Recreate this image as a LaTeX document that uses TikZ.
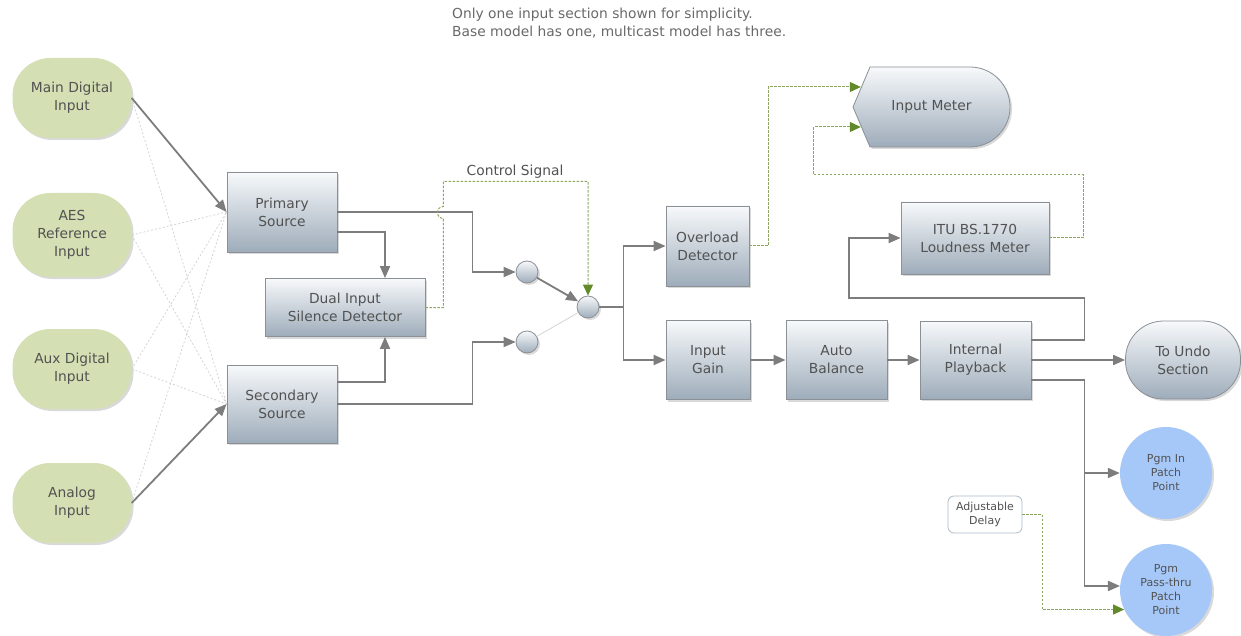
\documentclass[tikz,border=0pt]{standalone}
\usepackage{fontspec}
\setmainfont{DejaVu Sans}
\usetikzlibrary{arrows.meta,shadows,calc}
\definecolor{boxtop}{RGB}{247,249,251}
\definecolor{boxbot}{RGB}{158,172,186}
\definecolor{boxline}{RGB}{138,144,150}
\definecolor{inpgreen}{RGB}{212,224,180}
\definecolor{pinblue}{RGB}{166,200,248}
\definecolor{conn}{RGB}{125,125,125}
\definecolor{ctrl}{RGB}{140,166,96}
\definecolor{ctrltip}{RGB}{98,138,40}
\definecolor{txt}{RGB}{82,82,82}
\definecolor{notetxt}{RGB}{105,105,105}
\definecolor{faint}{RGB}{212,212,212}
\definecolor{dlyline}{RGB}{172,188,202}
\tikzset{
  base/.style={font=\fontsize{13.8}{18}\selectfont, text=txt, align=center, inner sep=0pt},
  shad/.style={drop shadow={shadow xshift=2pt,shadow yshift=-2pt,opacity=0.3}},
  blk/.style={base, rectangle, draw=boxline, line width=0.8pt, top color=boxtop, bottom color=boxbot, shad},
  inp/.style={base, rectangle, rounded corners=38pt, fill=inpgreen, minimum width=119pt, minimum height=80pt, shad},
  sw/.style={circle, draw=boxline, line width=0.8pt, top color=boxtop, bottom color=boxbot, minimum size=22pt, inner sep=0pt, shad},
  pinpt/.style={base, circle, fill=pinblue, minimum size=92pt, font=\fontsize{11}{14}\selectfont, shad},
  dly/.style={base, rectangle, rounded corners=6pt, draw=dlyline, line width=0.8pt, fill=white, minimum width=74pt, minimum height=37pt, font=\fontsize{11}{13.5}\selectfont},
  flow/.style={draw=conn, line width=1.8pt, -{Triangle[length=12pt,width=10pt]}},
  ctl/.style={draw=ctrl, line width=1pt, dash pattern=on 2.5pt off 1.5pt, -{Triangle[length=11pt,width=10pt,color=ctrltip]}},
  faintline/.style={draw=faint, line width=0.8pt, dash pattern=on 2pt off 2pt},
}
\begin{document}
\begin{tikzpicture}[x=1pt,y=-1pt]
\useasboundingbox (0,0) rectangle (1241,636);

% note
\node[base, text=notetxt, anchor=west, align=left] (note) at (452,23) {Only one input section shown for simplicity.\\Base model has one, multicast model has three.};

% inputs
\node[inp] (mdi) at (72,98) {Main Digital\\Input};
\node[inp, minimum height=84pt] (aes) at (72,235) {AES\\Reference\\Input};
\node[inp] (aux) at (72,369) {Aux Digital\\Input};
\node[inp] (ana) at (72,503) {Analog\\Input};

% sources
\node[blk, minimum width=110pt, minimum height=80pt] (ps) at (282,212) {Primary\\Source};
\node[blk, minimum width=160pt, minimum height=58pt] (dual) at (345,307.5) {Dual Input\\Silence Detector};
\node[blk, minimum width=110pt, minimum height=78pt] (ss) at (282,404) {Secondary\\Source};

% switch circles
\node[sw] (c1) at (527,272) {};
\node[sw] (c2) at (527,342) {};
\node[sw] (c3) at (588,307) {};

\node[base] (cs) at (515,172) {Control Signal};

% processing chain
\node[blk, minimum width=83pt, minimum height=80pt] (od) at (707.5,246) {Overload\\Detector};
\node[blk, minimum width=84pt, minimum height=79pt] (ig) at (708,360) {Input\\Gain};
\node[blk, minimum width=101pt, minimum height=79pt] (ab) at (836.5,360) {Auto\\Balance};
\node[blk, minimum width=111pt, minimum height=78pt] (ip) at (975.5,360) {Internal\\Playback};
\node[blk, rounded corners=38pt, minimum width=115pt, minimum height=78pt] (undo) at (1183,360) {To Undo\\Section};
\node[blk, minimum width=148pt, minimum height=72pt] (itu) at (975,238) {ITU BS.1770\\Loudness Meter};

% input meter
\path[draw=boxline, line width=0.8pt, top color=boxtop, bottom color=boxbot, shad]
  (870,67) -- (970,67) arc[start angle=-90,end angle=90,radius=40] -- (870,147) -- (853,107) -- cycle;
\node[base, minimum width=157pt, minimum height=80pt] (im) at (931.5,107) {Input Meter};

% patch points
\node[pinpt] (pin) at (1166,473) {Pgm In\\Patch\\Point};
\node[pinpt] (pass) at (1166,590) {Pgm\\Pass-thru\\Patch\\Point};
\node[dly] (ad) at (985,514.5) {Adjustable\\Delay};

% input connectors
\draw[faintline] (mdi.east) -- (ss.west);
\draw[faintline] (aes.east) -- (ps.west);
\draw[faintline] (aes.east) -- (ss.west);
\draw[faintline] (aux.east) -- (ps.west);
\draw[faintline] (aux.east) -- (ss.west);
\draw[faintline] (ana.east) -- (ps.west);
\draw[flow] (mdi.east) -- (ps.west);
\draw[flow] (ana.east) -- (ss.west);

% sources to switch
\draw[flow] (ps.east) -- ++(135,0) |- (c1.west);
\draw[flow] ($(ps.east)+(0,20)$) -| ($(dual.north)+(40,0)$);
\draw[flow] ($(ss.east)+(0,-22)$) -| ($(dual.south)+(40,0)$);
\draw[flow] (ss.east) -- ++(135,0) |- (c2.west);
\draw[flow] (c1) -- (c3);
\draw[draw=faint, line width=0.8pt] (c2) -- (c3);

% control signal
\draw[ctl] (dual.east) -- ++(18,0) -- ++(0,-89) arc[start angle=90,end angle=270,radius=6] -- ++(0,-25) -| (c3.north);

% after switch
\draw[flow] (c3.east) -- ++(24,0) |- (od.west);
\draw[flow] (c3.east) -- ++(24,0) |- (ig.west);
\draw[flow] (ig) -- (ab);
\draw[flow] (ab) -- (ip);
\draw[flow] (ip) -- (undo);

% loudness loop
\draw[flow] ($(ip.east)+(0,-20)$) -- ++(53,0) |- ($(itu.west)+(-52,60)$) |- (itu.west);

% patch outputs
\draw[flow] ($(ip.east)+(0,20)$) -- ++(53,0) |- (pin.west);
\draw[flow] ($(ip.east)+(0,20)$) -- ++(53,0) |- (pass.175);

% meter feeds
\draw[ctl] (od.east) -- ++(19,0) |- ($(im.west)+(8,-20)$);
\draw[ctl] (itu.east) -- ++(34,0) |- ($(im.west)+(-39,68)$) |- ($(im.west)+(8,20)$);

% delay
\draw[ctl] (ad.east) -- ++(20,0) |- (pass.205);
\end{tikzpicture}
\end{document}
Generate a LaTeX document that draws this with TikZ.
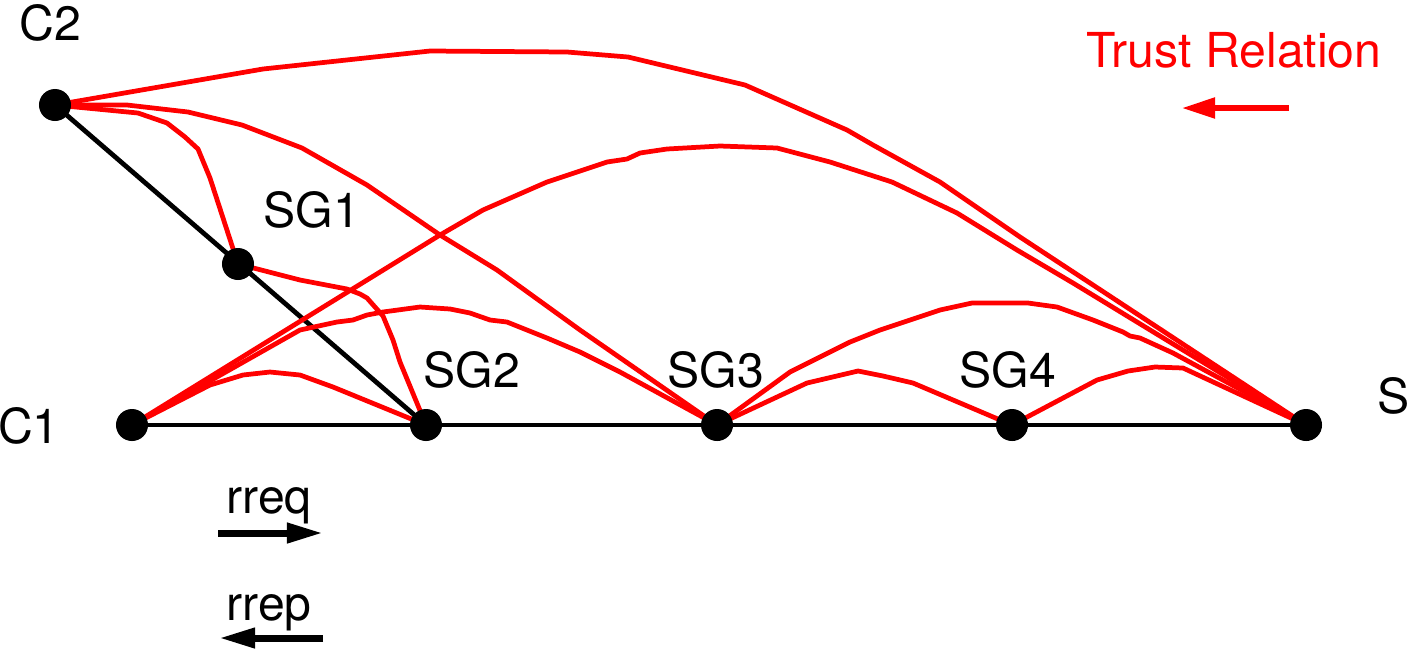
\documentclass[tikz,border=0pt]{standalone}
\usepackage{fontspec}
\setmainfont{TeX Gyre Heros}
\usetikzlibrary{arrows.meta,backgrounds}
\tikzset{
  dot/.style={circle,fill=black,inner sep=0pt,minimum size=0.32cm},
  lbl/.style={inner sep=0pt,anchor=base,font=\fontsize{13.7}{16}\selectfont},
  trust/.style={red,line width=1.35pt,line join=round},
  link/.style={black,line width=1.35pt},
  legend/.style={line width=2pt,-{Triangle[length=0.36cm,width=0.19cm]}},
  trustlegend/.style={red,line width=1.45pt,-{Triangle[length=0.33cm,width=0.2cm]}}
}
\begin{document}
\begin{tikzpicture}[x=0.01cm,y=-0.01cm]
\useasboundingbox (0,0) rectangle (1410,654);
% dots
\node[dot] (C2) at (55,105) {};
\node[dot] (SG1) at (238,264) {};
\node[dot] (C1) at (132,425) {};
\node[dot] (SG2) at (426,425) {};
\node[dot] (SG3) at (717,425) {};
\node[dot] (SG4) at (1012,425) {};
\node[dot] (S) at (1306,425) {};
% labels
\node[lbl] (tC2) at (50,40) {C2};
\node[lbl] (tSG1) at (312,227) {SG1};
\node[lbl] (tC1) at (29,443) {C1};
\node[lbl] (tSG2) at (472,387) {SG2};
\node[lbl] (tSG3) at (716,387) {SG3};
\node[lbl] (tSG4) at (1008,387) {SG4};
\node[lbl] (tS) at (1394,413) {S};
\node[lbl,text=red] (tTrust) at (1234,67) {Trust Relation};
\node[lbl] (trreq) at (269,513) {rreq};
\node[lbl] (trrep) at (269,620) {rrep};
% legend arrows
\coordinate (tA) at (1289,108);
\coordinate (tB) at (1182,108);
\draw[trustlegend] (tA) -- (tB);
\coordinate (qA) at (218,533);
\coordinate (qB) at (323,533);
\draw[legend] (qA) -- (qB);
\coordinate (pA) at (323,638);
\coordinate (pB) at (219,638);
\draw[legend] (pA) -- (pB);
\begin{scope}[on background layer]
% black links
\draw[link] (C2.center) -- (SG2.center);
\draw[link] (C1.center) -- (S.center);
% trust relations
\draw[trust] (C2.center) -- (263,69) -- (430,51) -- (567,52) -- (628,57) -- (745,85) -- (847,130) -- (873,145) -- (940,182) -- (1020,237) -- (S.center);
\draw[trust] (C2.center) -- (127,105) -- (188,112) -- (242,125) -- (302,148) -- (367,185) -- (440,235) -- (497,270) -- (580,330) -- (SG3.center);
\draw[trust] (C2.center) -- (138,113) -- (167,123) -- (185,137) -- (198,149) -- (210,178) -- (SG1.center);
\draw[trust] (C1.center) -- (440,235) -- (483,210) -- (547,182) -- (607,162) -- (627,159) -- (640,153) -- (667,149) -- (720,146) -- (777,148) -- (830,162) -- (892,182) -- (957,213) -- (1017,250) -- (1073,283) -- (S.center);
\draw[trust] (C1.center) -- (300,330) -- (337,322) -- (353,320) -- (367,315) -- (383,312) -- (420,307) -- (450,309) -- (470,313) -- (490,320) -- (507,322) -- (547,338) -- (580,352) -- (620,372) -- (SG3.center);
\draw[trust] (C1.center) -- (210,385) -- (243,375) -- (270,372) -- (300,375) -- (333,387) -- (SG2.center);
\draw[trust] (SG1.center) -- (300,280) -- (347,289) -- (360,294) -- (367,298) -- (383,316) -- (393,340) -- (400,362) -- (SG2.center);
\draw[trust] (SG3.center) -- (790,372) -- (850,342) -- (880,330) -- (940,310) -- (972,303) -- (1028,303) -- (1057,307) -- (1093,320) -- (1123,332) -- (1130,336) -- (1140,338) -- (1173,353) -- (S.center);
\draw[trust] (SG3.center) -- (807,383) -- (858,371) -- (883,376) -- (913,383) -- (SG4.center);
\draw[trust] (SG4.center) -- (1097,380) -- (1128,371) -- (1155,367) -- (1183,368) -- (S.center);
\end{scope}
\end{tikzpicture}
\end{document}
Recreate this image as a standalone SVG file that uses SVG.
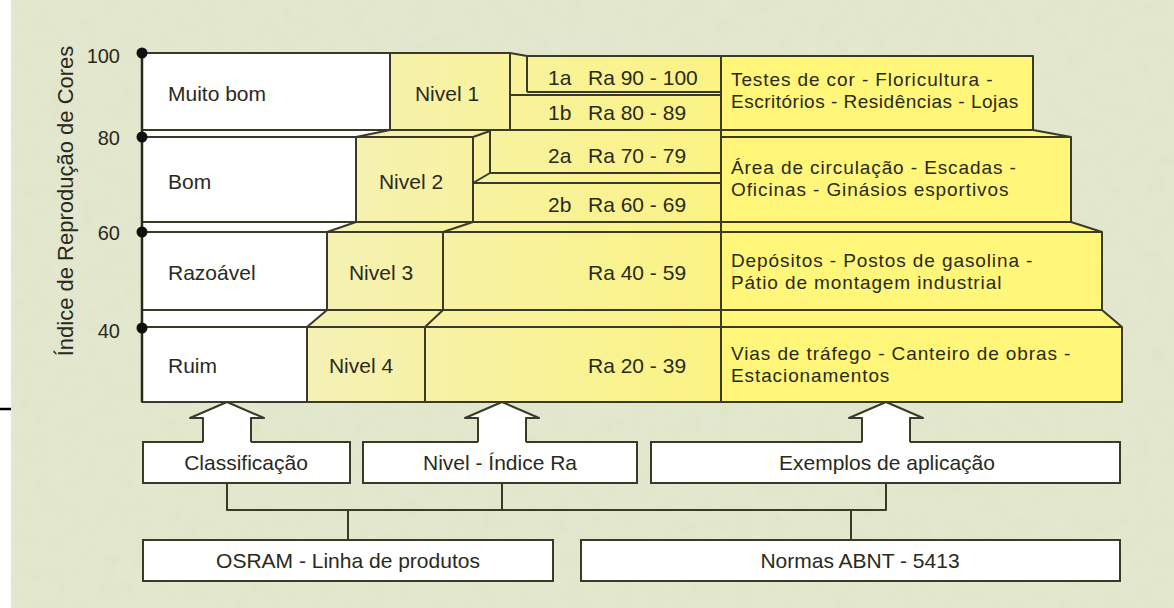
<svg xmlns="http://www.w3.org/2000/svg" width="1174" height="608" viewBox="0 0 1174 608">
  <defs>
    <linearGradient id="ymid" gradientUnits="userSpaceOnUse" x1="300" y1="0" x2="721" y2="0">
      <stop offset="0" stop-color="#f5f1b6"/>
      <stop offset="1" stop-color="#fbf383"/>
    </linearGradient>
    <filter id="grain" x="0" y="0" width="100%" height="100%">
      <feTurbulence type="fractalNoise" baseFrequency="0.06" numOctaves="2" seed="3" result="n"/>
      <feColorMatrix in="n" type="matrix" values="0 0 0 0 0.80  0 0 0 0 0.84  0 0 0 0 0.70  0 0 0 0.5 0" result="c"/>
      <feComposite in="c" in2="SourceGraphic" operator="in"/>
    </filter>
    <style>
      .ln { fill: none; stroke: #3a3a28; stroke-width: 2; stroke-linejoin: round; }
      .wh { fill: #ffffff; }
      .ym { fill: url(#ymid); }
      .yr { fill: #fff67a; }
      .t { font-family: "Liberation Sans", Arial, sans-serif; font-size: 21px; fill: #2a2a1c; }
      .ex { font-size: 19px; letter-spacing: 0.9px; }
      .num { font-family: "Liberation Sans", Arial, sans-serif; font-size: 20px; fill: #2a2a1c; text-anchor: end; }
      .mid { text-anchor: middle; }
      .box { fill: #ffffff; stroke: #3a3a28; stroke-width: 2; }
      .dot { fill: #111111; }
    </style>
  </defs>

  <rect x="0" y="0" width="1174" height="608" fill="#e0e5c9"/>
  <rect x="0" y="0" width="1174" height="608" fill="#e0e5c9" filter="url(#grain)"/>
  <rect x="0" y="0" width="11" height="608" fill="#ffffff"/>
  <line x1="0" y1="409" x2="11" y2="409" stroke="#000000" stroke-width="2.5"/>

  <g id="axis">
    <text class="t" style="font-size:22px" text-anchor="middle" transform="translate(73,201) rotate(-90)">Índice de Reprodução de Cores</text>
    <text class="num" x="120" y="63">100</text>
    <text class="num" x="120" y="145">80</text>
    <text class="num" x="120" y="240">60</text>
    <text class="num" x="120" y="338">40</text>
  </g>

  <g id="row-ruim">
    <polygon class="wh" points="142,310 327,310 307,327 307,402 142,402"/>
    <polygon class="ym" points="327,310 721,310 721,402 307,402 307,327"/>
    <polygon class="yr" points="721,310 1102,310 1122,327 1122,402 721,402"/>
  </g>
  <g id="row-razoavel">
    <polygon class="wh" points="142,222 356,222 327,232 327,310 142,310"/>
    <polygon class="ym" points="356,222 721,222 721,310 327,310 327,232"/>
    <polygon class="yr" points="721,222 1071,222 1102,232 1102,310 721,310"/>
  </g>
  <g id="row-bom">
    <polygon class="wh" points="142,130 390,130 356,137 356,222 142,222"/>
    <polygon class="ym" points="390,130 721,130 721,222 356,222 356,137"/>
    <polygon class="yr" points="721,130 1033,130 1071,137 1071,222 721,222"/>
  </g>
  <g id="row-muito-bom">
    <polygon class="wh" points="142,53 390,53 390,130 142,130"/>
    <polygon class="ym" points="390,53 510,53 527,56 721,56 721,130 390,130"/>
    <polygon class="yr" points="721,56 1033,56 1033,130 721,130"/>
  </g>

  <g id="chart-lines">
    <polyline class="ln" points="142,53 510,53 527,56 1033,56 1033,130 1071,137 1071,222 1102,232 1102,310 1122,327 1122,402 142,402 142,53"/>
    <line class="ln" x1="142" y1="130" x2="1033" y2="130"/>
    <polyline class="ln" points="142,137 473,137 490,131"/>
    <line class="ln" x1="721" y1="137" x2="1071" y2="137"/>
    <line class="ln" x1="356" y1="137" x2="390" y2="130"/>
    <line class="ln" x1="142" y1="222" x2="1071" y2="222"/>
    <line class="ln" x1="142" y1="232" x2="1102" y2="232"/>
    <line class="ln" x1="327" y1="232" x2="356" y2="222"/>
    <line class="ln" x1="443" y1="232" x2="473" y2="222"/>
    <line class="ln" x1="142" y1="310" x2="1102" y2="310"/>
    <line class="ln" x1="142" y1="327" x2="1122" y2="327"/>
    <line class="ln" x1="307" y1="327" x2="327" y2="310"/>
    <line class="ln" x1="425" y1="327" x2="443" y2="310"/>
    <line class="ln" x1="390" y1="53" x2="390" y2="130"/>
    <line class="ln" x1="510" y1="53" x2="510" y2="130"/>
    <line class="ln" x1="527" y1="56" x2="527" y2="92"/>
    <line class="ln" x1="527" y1="92" x2="721" y2="92"/>
    <line class="ln" x1="510" y1="95" x2="721" y2="95"/>
    <line class="ln" x1="356" y1="137" x2="356" y2="222"/>
    <line class="ln" x1="473" y1="137" x2="473" y2="222"/>
    <line class="ln" x1="490" y1="131" x2="490" y2="173"/>
    <line class="ln" x1="490" y1="173" x2="473" y2="183"/>
    <line class="ln" x1="490" y1="173" x2="721" y2="173"/>
    <line class="ln" x1="473" y1="183" x2="721" y2="183"/>
    <line class="ln" x1="327" y1="232" x2="327" y2="310"/>
    <line class="ln" x1="443" y1="232" x2="443" y2="310"/>
    <line class="ln" x1="307" y1="327" x2="307" y2="402"/>
    <line class="ln" x1="425" y1="327" x2="425" y2="402"/>
    <line class="ln" x1="721" y1="56" x2="721" y2="402"/>
    <line x1="142" y1="53" x2="142" y2="402" stroke="#2a2a1c" stroke-width="2.5"/>
  </g>

  <g id="axis-dots">
    <circle class="dot" cx="142" cy="53" r="5.5"/>
    <circle class="dot" cx="142" cy="137" r="5.5"/>
    <circle class="dot" cx="142" cy="232" r="5.5"/>
    <circle class="dot" cx="142" cy="328" r="5.5"/>
  </g>

  <g id="labels-classificacao">
    <text class="t" x="168" y="101">Muito bom</text>
    <text class="t" x="168" y="189">Bom</text>
    <text class="t" x="168" y="280">Razoável</text>
    <text class="t" x="168" y="373">Ruim</text>
  </g>
  <g id="labels-nivel">
    <text class="t mid" x="447" y="101">Nivel 1</text>
    <text class="t mid" x="411" y="189">Nivel 2</text>
    <text class="t mid" x="381" y="280">Nivel 3</text>
    <text class="t mid" x="361" y="373">Nivel 4</text>
    <text class="t" x="548" y="85">1a</text>
    <text class="t" x="588" y="85">Ra 90 - 100</text>
    <text class="t" x="548" y="120">1b</text>
    <text class="t" x="588" y="120">Ra 80 - 89</text>
    <text class="t" x="548" y="163">2a</text>
    <text class="t" x="588" y="163">Ra 70 - 79</text>
    <text class="t" x="548" y="212">2b</text>
    <text class="t" x="588" y="212">Ra 60 - 69</text>
    <text class="t" x="588" y="280">Ra 40 - 59</text>
    <text class="t" x="588" y="373">Ra 20 - 39</text>
  </g>
  <g id="labels-exemplos">
    <text class="t ex" x="731" y="86">Testes de cor - Floricultura -</text>
    <text class="t ex" x="731" y="108" style="letter-spacing:0.5px">Escritórios - Residências - Lojas</text>
    <text class="t ex" x="731" y="174">Área de circulação - Escadas -</text>
    <text class="t ex" x="731" y="196">Oficinas - Ginásios esportivos</text>
    <text class="t ex" x="731" y="267">Depósitos - Postos de gasolina -</text>
    <text class="t ex" x="731" y="289">Pátio de montagem industrial</text>
    <text class="t ex" x="731" y="360">Vias de tráfego - Canteiro de obras -</text>
    <text class="t ex" x="731" y="382">Estacionamentos</text>
  </g>

  <g id="connectors">
    <polyline class="ln" points="227,483 227,510 886,510 886,483"/>
    <line class="ln" x1="502" y1="483" x2="502" y2="510"/>
    <line class="ln" x1="348" y1="510" x2="348" y2="540"/>
    <line class="ln" x1="851" y1="510" x2="851" y2="540"/>
  </g>

  <g id="node-classificacao">
    <rect class="box" x="143" y="442" width="207" height="41"/>
    <polygon class="wh" points="227,402 264,418 251,418 251,444 203,444 203,418 190,418"/>
    <polyline class="ln" points="203,442 203,418 190,418 227,402 264,418 251,418 251,442"/>
    <text class="t mid" x="246" y="470">Classificação</text>
  </g>
  <g id="node-nivel">
    <rect class="box" x="363" y="442" width="274" height="41"/>
    <polygon class="wh" points="502,402 539,418 526,418 526,444 478,444 478,418 465,418"/>
    <polyline class="ln" points="478,442 478,418 465,418 502,402 539,418 526,418 526,442"/>
    <text class="t mid" x="500" y="470">Nivel - Índice Ra</text>
  </g>
  <g id="node-exemplos">
    <rect class="box" x="651" y="442" width="469" height="41"/>
    <polygon class="wh" points="886,402 923,418 910,418 910,444 862,444 862,418 849,418"/>
    <polyline class="ln" points="862,442 862,418 849,418 886,402 923,418 910,418 910,442"/>
    <text class="t mid" x="887" y="470">Exemplos de aplicação</text>
  </g>
  <g id="node-osram">
    <rect class="box" x="143" y="540" width="410" height="41"/>
    <text class="t mid" x="348" y="568">OSRAM - Linha de produtos</text>
  </g>
  <g id="node-normas">
    <rect class="box" x="581" y="540" width="539" height="41"/>
    <text class="t mid" x="860" y="568">Normas ABNT - 5413</text>
  </g>
</svg>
=-=-=
■ What is asked ■
Restate the material word for word from its first line through the line containing "(0,0) rectangle (1241,636);", both included; the pictures do not belong in it.

■ Response to this exercise ■
Recreate this image as a LaTeX document that uses TikZ.
\documentclass[tikz,border=0pt]{standalone}
\usepackage{fontspec}
\setmainfont{DejaVu Sans}
\usetikzlibrary{arrows.meta,shadows,calc}
\definecolor{boxtop}{RGB}{247,249,251}
\definecolor{boxbot}{RGB}{158,172,186}
\definecolor{boxline}{RGB}{138,144,150}
\definecolor{inpgreen}{RGB}{212,224,180}
\definecolor{pinblue}{RGB}{166,200,248}
\definecolor{conn}{RGB}{125,125,125}
\definecolor{ctrl}{RGB}{140,166,96}
\definecolor{ctrltip}{RGB}{98,138,40}
\definecolor{txt}{RGB}{82,82,82}
\definecolor{notetxt}{RGB}{105,105,105}
\definecolor{faint}{RGB}{212,212,212}
\definecolor{dlyline}{RGB}{172,188,202}
\tikzset{
  base/.style={font=\fontsize{13.8}{18}\selectfont, text=txt, align=center, inner sep=0pt},
  shad/.style={drop shadow={shadow xshift=2pt,shadow yshift=-2pt,opacity=0.3}},
  blk/.style={base, rectangle, draw=boxline, line width=0.8pt, top color=boxtop, bottom color=boxbot, shad},
  inp/.style={base, rectangle, rounded corners=38pt, fill=inpgreen, minimum width=119pt, minimum height=80pt, shad},
  sw/.style={circle, draw=boxline, line width=0.8pt, top color=boxtop, bottom color=boxbot, minimum size=22pt, inner sep=0pt, shad},
  pinpt/.style={base, circle, fill=pinblue, minimum size=92pt, font=\fontsize{11}{14}\selectfont, shad},
  dly/.style={base, rectangle, rounded corners=6pt, draw=dlyline, line width=0.8pt, fill=white, minimum width=74pt, minimum height=37pt, font=\fontsize{11}{13.5}\selectfont},
  flow/.style={draw=conn, line width=1.8pt, -{Triangle[length=12pt,width=10pt]}},
  ctl/.style={draw=ctrl, line width=1pt, dash pattern=on 2.5pt off 1.5pt, -{Triangle[length=11pt,width=10pt,color=ctrltip]}},
  faintline/.style={draw=faint, line width=0.8pt, dash pattern=on 2pt off 2pt},
}
\begin{document}
\begin{tikzpicture}[x=1pt,y=-1pt]
\useasboundingbox (0,0) rectangle (1241,636);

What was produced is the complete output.